While arbitrability is generally a question reserved for the trial court, the arbitrator may interpret the scope of the arbitration agreement if the parties agree and provide for such delegation "clearly and unmistakably" within the agreement. Terminix Int'l Co. v. Palmer Ranch Ltd. P'ship, 432 F.3d 1327, 1332 (11th Cir. 2005); Norfolk S. Ry. Co. v. Fla. E. Coast Ry., LLC, No. 3:13-cv-576-J-34JRK, 2014 WL 757942, at *10 (M.D. Fla. Feb. 26, 2014). "[T]he question `who has the primary power to decide arbitrability' turns upon what the parties agreed about that matter." First Options of Chicago, Inc. v. Kaplan, 514 U.S. 938, 943 (1995). See also Shea v. BBVA Compass Bancshares, Inc., No. 1:12-cv-23324-KMM, 2013 WL 869526, at *4 (S.D. Fla. Mar. 7, 2013) (citing Terminix Int'l Co., 432 F.3d at 1332) ("[W]hen parties explicitly incorporate rules that empower an arbitrator to decide issues of arbitrability, the incorporation serves as clear and unmistakable evidence of the parties' intent to delegate such issues to the arbitrator"). Here, the delegation provisions clearly and unmistakably delegate the determination of arbitrability to the arbitrator. (Doc. #16, pp. 2-4.)

Therefore, pursuant to the delegation clauses contained within the arbitration provisions, the Court hereby submits the determination of whether or not the TCPA claim is subject to the arbitration agreement to the arbitrator. Plaintiffs agree to Defendant's request to stay the action pending the determination by the arbitrator and reserve their right to continue to proceed in this Court if the arbitrator rules that their TCPA cause of action is not subject to the arbitration agreement.

Accordingly, it is hereby

ORDERED:

1. Defendant's Motion to Compel Arbitration and Stay Proceedings and Incorporated Memorandum of Law (Doc. #16) is GRANTED.

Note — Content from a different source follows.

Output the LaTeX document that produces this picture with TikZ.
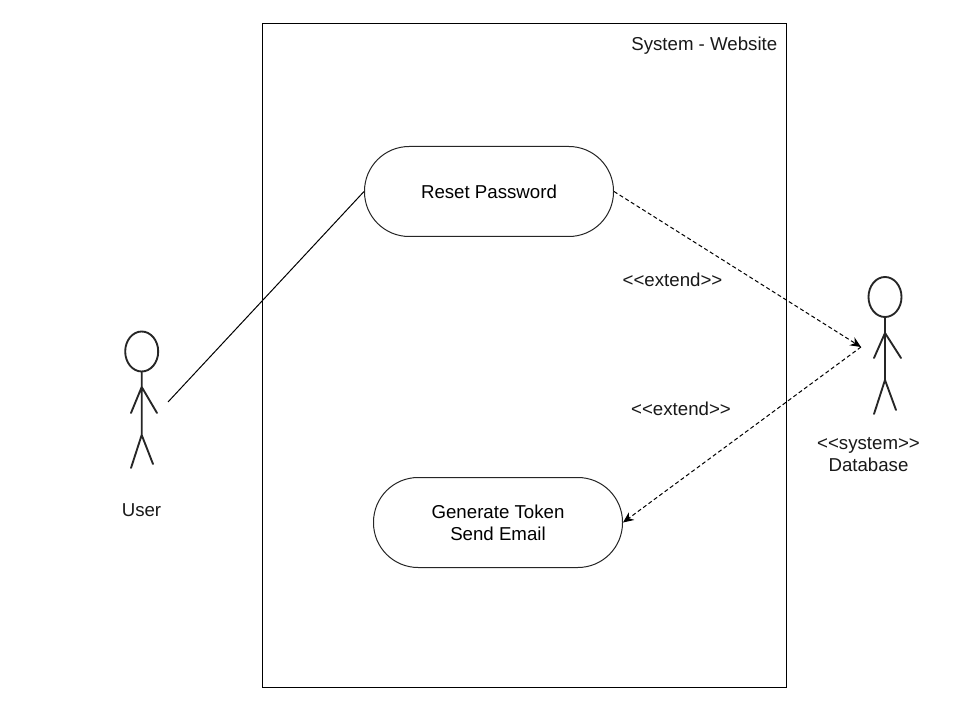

2. The Clerk is hereby directed to STAY the case pending notification by the parties of determination of arbitrability by the arbitrator.

DONE and ORDERED.

FootNotes


1. In 2002, Plaintiffs opened a Demand Deposit Account with AmSouth Bank. (Doc. #16, p. 4.) In 2006, Mr. Harrington executed a Guaranty in connection with an Auto Loan from AmSouth Bank. (Id. at 2.) In November 2006, Regions merged with AmSouth. (Id.) In 2008, Plaintiffs executed a Mortgage in connection with a revolving line of credit with Regions Bank and Mr. Harrington individually executed a Credit Agreement and Disclosure. (Id. at 3.)